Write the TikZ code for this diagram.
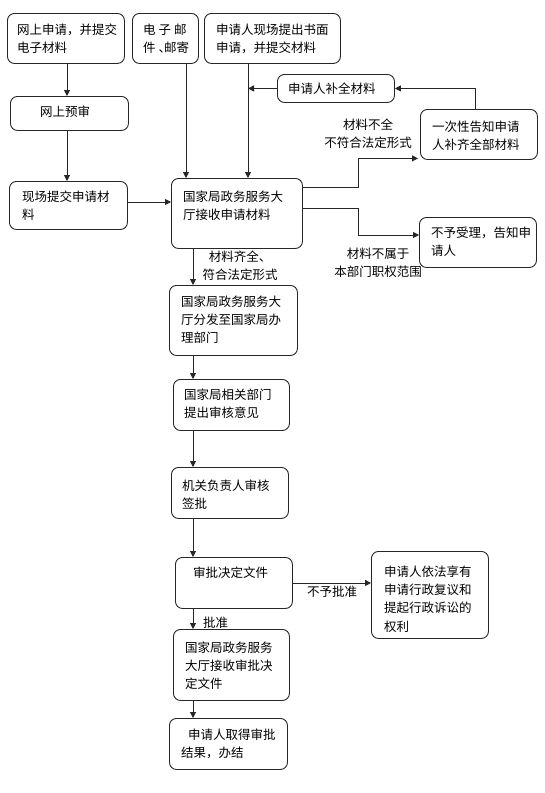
\documentclass[tikz,border=0pt]{standalone}
\usepackage{fontspec}
\setmainfont{Noto Sans CJK SC}
\usetikzlibrary{arrows.meta}
\newcommand{\bx}[5]{\node[box, anchor=north west, minimum width={(#4-#2)*1pt}, minimum height={(#5-#3)*1pt}] (#1) at (#2,#3) {};}
\newcommand{\tx}[4]{\node[txt, anchor=north west] (#1) at (#2,#3-8.7) {\strut #4};}
\begin{document}
\begin{tikzpicture}[x=1pt,y=-1pt,
  box/.style={draw=black!85, line width=0.9pt, rounded corners=7pt, inner sep=0pt},
  txt/.style={inner sep=0pt, align=left, font=\fontsize{12.5}{18.3}\selectfont},
  lbl/.style={inner sep=0pt, align=center, font=\fontsize{12.5}{18.3}\selectfont},
  arr/.style={draw=black!85, line width=0.9pt, -{Triangle[length=6pt,width=6pt]}},
  ln/.style={draw=black!85, line width=0.9pt}]
\useasboundingbox[fill=white] (0,0) rectangle (545,793);
% boxes
\bx{A}{7}{13}{124}{63}
\bx{B}{132}{13}{198}{63}
\bx{C}{204}{13}{340}{63}
\bx{D}{10}{96}{128}{130}
\bx{bq}{277}{74}{394}{102}
\bx{yc}{420}{109}{537}{159}
\bx{xc}{9}{181}{127}{229}
\bx{main}{171}{178}{302}{248}
\bx{nb}{419}{217}{536}{267}
\bx{ff}{169}{285}{297}{355}
\bx{xg}{173}{379}{289}{430}
\bx{jg}{171}{467}{288}{518}
\bx{sp}{175}{557}{292}{608}
\bx{ql}{371}{551}{488}{638}
\bx{js}{173}{629}{289}{700}
\bx{qd}{169}{718}{287}{769}
% texts
\tx{tA}{17}{30}{网上申请，并提交\\电子材料}
\tx{tB}{143}{30}{电\hspace{3pt}子\hspace{3pt}邮\\件\hspace{3pt}、\hspace{-7pt}邮寄}
\tx{tC}{216}{30}{申请人现场提出书面\\申请，并提交材料}
\tx{tD}{40}{112}{网上预审}
\tx{tbq}{288}{89}{申请人补全材料}
\tx{tyc}{432}{127}{一次性告知申请\\人补齐全部材料}
\tx{txc}{22}{197}{现场提交申请材\\料}
\tx{tmain}{183}{197}{国家局政务服务大\\厅接收申请材料}
\tx{tnb}{431}{233}{不予受理，告知申\\请人}
\tx{tff}{181}{302}{国家局政务服务大\\厅分发至国家局办\\理部门}
\tx{txg}{184}{395}{国家局相关部门\\提出审核意见}
\tx{tjg}{182}{486}{机关负责人审核\\签批}
\tx{tsp}{193}{573}{审批决定文件}
\tx{tql}{384}{572}{申请人依法享有\\申请行政复议和\\提起行政诉讼的\\权利}
\tx{tjs}{185}{648}{国家局政务服务\\大厅接收审批决\\定文件}
\tx{tqd}{181}{735}{\hspace{7pt}申请人取得审批\\结果，办结}
% labels
\node[lbl, anchor=north] (l1) at (368,125-8.7) {\strut 材料不全\\不符合法定形式};
\node[lbl, anchor=north] (l2) at (378,254-8.7) {\strut 材料不属于\\本部门职权范围};
\node[lbl, anchor=north] (l3) at (240,257-8.7) {\strut 材料齐全、\\符合法定形式};
\node[lbl, anchor=north] (l4) at (332,592-8.7) {\strut 不予批准};
\node[lbl, anchor=north west] (l5) at (203,623-8.7) {\strut 批准};
% connectors
\coordinate (Ab) at ([xshift=60pt]A.south west);
\coordinate (Db) at ([xshift=57pt]D.south west);
\coordinate (Bb) at ([xshift=54pt]B.south west);
\coordinate (Cb) at ([xshift=44pt]C.south west);
\draw[arr] (Ab) -- (Ab |- D.north);
\draw[arr] (Db) -- (Db |- xc.north);
\draw[arr] ([yshift=-21pt]xc.north east) -- ([yshift=-21pt]xc.north east -| main.west);
\draw[arr] (Bb) -- (Bb |- main.north);
\draw[arr] (Cb) -- (Cb |- main.north);
\draw[arr] (bq.west) -- (bq.west -| Cb);
\draw[arr] ([xshift=-4pt]yc.north) |- (bq.east);
\draw[arr] ([yshift=-9pt]main.north east) -- ++(56,0) |- ([xshift=-2pt,yshift=1.5pt]yc.south west);
\draw[arr] ([yshift=-30pt]main.north east) -- ++(56,0) |- ([yshift=-18pt]nb.north west);
\coordinate (Mb) at ([xshift=22pt]main.south west);
\draw[arr] (Mb) -- (Mb |- ff.north);
\draw[arr] (Mb |- ff.south) -- (Mb |- xg.north);
\draw[arr] (Mb |- xg.south) -- (Mb |- jg.north);
\draw[arr] (Mb |- jg.south) -- (Mb |- sp.north);
\draw[arr] (sp.east) -- (sp.east -| ql.west);
\draw[arr] (Mb |- sp.south) -- (Mb |- js.north);
\draw[arr] (Mb |- js.south) -- (Mb |- qd.north);
\end{tikzpicture}
\end{document}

******

**Short exercise:** Repeat the data above exactly, but not the pictures.

**Result:**
Write the TikZ code for this diagram.
\documentclass[tikz,border=0pt]{standalone}
\usepackage{fontspec}
\setmainfont{Noto Sans CJK SC}
\usetikzlibrary{arrows.meta}
\newcommand{\bx}[5]{\node[box, anchor=north west, minimum width={(#4-#2)*1pt}, minimum height={(#5-#3)*1pt}] (#1) at (#2,#3) {};}
\newcommand{\tx}[4]{\node[txt, anchor=north west] (#1) at (#2,#3-8.7) {\strut #4};}
\begin{document}
\begin{tikzpicture}[x=1pt,y=-1pt,
  box/.style={draw=black!85, line width=0.9pt, rounded corners=7pt, inner sep=0pt},
  txt/.style={inner sep=0pt, align=left, font=\fontsize{12.5}{18.3}\selectfont},
  lbl/.style={inner sep=0pt, align=center, font=\fontsize{12.5}{18.3}\selectfont},
  arr/.style={draw=black!85, line width=0.9pt, -{Triangle[length=6pt,width=6pt]}},
  ln/.style={draw=black!85, line width=0.9pt}]
\useasboundingbox[fill=white] (0,0) rectangle (545,793);
% boxes
\bx{A}{7}{13}{124}{63}
\bx{B}{132}{13}{198}{63}
\bx{C}{204}{13}{340}{63}
\bx{D}{10}{96}{128}{130}
\bx{bq}{277}{74}{394}{102}
\bx{yc}{420}{109}{537}{159}
\bx{xc}{9}{181}{127}{229}
\bx{main}{171}{178}{302}{248}
\bx{nb}{419}{217}{536}{267}
\bx{ff}{169}{285}{297}{355}
\bx{xg}{173}{379}{289}{430}
\bx{jg}{171}{467}{288}{518}
\bx{sp}{175}{557}{292}{608}
\bx{ql}{371}{551}{488}{638}
\bx{js}{173}{629}{289}{700}
\bx{qd}{169}{718}{287}{769}
% texts
\tx{tA}{17}{30}{网上申请，并提交\\电子材料}
\tx{tB}{143}{30}{电\hspace{3pt}子\hspace{3pt}邮\\件\hspace{3pt}、\hspace{-7pt}邮寄}
\tx{tC}{216}{30}{申请人现场提出书面\\申请，并提交材料}
\tx{tD}{40}{112}{网上预审}
\tx{tbq}{288}{89}{申请人补全材料}
\tx{tyc}{432}{127}{一次性告知申请\\人补齐全部材料}
\tx{txc}{22}{197}{现场提交申请材\\料}
\tx{tmain}{183}{197}{国家局政务服务大\\厅接收申请材料}
\tx{tnb}{431}{233}{不予受理，告知申\\请人}
\tx{tff}{181}{302}{国家局政务服务大\\厅分发至国家局办\\理部门}
\tx{txg}{184}{395}{国家局相关部门\\提出审核意见}
\tx{tjg}{182}{486}{机关负责人审核\\签批}
\tx{tsp}{193}{573}{审批决定文件}
\tx{tql}{384}{572}{申请人依法享有\\申请行政复议和\\提起行政诉讼的\\权利}
\tx{tjs}{185}{648}{国家局政务服务\\大厅接收审批决\\定文件}
\tx{tqd}{181}{735}{\hspace{7pt}申请人取得审批\\结果，办结}
% labels
\node[lbl, anchor=north] (l1) at (368,125-8.7) {\strut 材料不全\\不符合法定形式};
\node[lbl, anchor=north] (l2) at (378,254-8.7) {\strut 材料不属于\\本部门职权范围};
\node[lbl, anchor=north] (l3) at (240,257-8.7) {\strut 材料齐全、\\符合法定形式};
\node[lbl, anchor=north] (l4) at (332,592-8.7) {\strut 不予批准};
\node[lbl, anchor=north west] (l5) at (203,623-8.7) {\strut 批准};
% connectors
\coordinate (Ab) at ([xshift=60pt]A.south west);
\coordinate (Db) at ([xshift=57pt]D.south west);
\coordinate (Bb) at ([xshift=54pt]B.south west);
\coordinate (Cb) at ([xshift=44pt]C.south west);
\draw[arr] (Ab) -- (Ab |- D.north);
\draw[arr] (Db) -- (Db |- xc.north);
\draw[arr] ([yshift=-21pt]xc.north east) -- ([yshift=-21pt]xc.north east -| main.west);
\draw[arr] (Bb) -- (Bb |- main.north);
\draw[arr] (Cb) -- (Cb |- main.north);
\draw[arr] (bq.west) -- (bq.west -| Cb);
\draw[arr] ([xshift=-4pt]yc.north) |- (bq.east);
\draw[arr] ([yshift=-9pt]main.north east) -- ++(56,0) |- ([xshift=-2pt,yshift=1.5pt]yc.south west);
\draw[arr] ([yshift=-30pt]main.north east) -- ++(56,0) |- ([yshift=-18pt]nb.north west);
\coordinate (Mb) at ([xshift=22pt]main.south west);
\draw[arr] (Mb) -- (Mb |- ff.north);
\draw[arr] (Mb |- ff.south) -- (Mb |- xg.north);
\draw[arr] (Mb |- xg.south) -- (Mb |- jg.north);
\draw[arr] (Mb |- jg.south) -- (Mb |- sp.north);
\draw[arr] (sp.east) -- (sp.east -| ql.west);
\draw[arr] (Mb |- sp.south) -- (Mb |- js.north);
\draw[arr] (Mb |- js.south) -- (Mb |- qd.north);
\end{tikzpicture}
\end{document}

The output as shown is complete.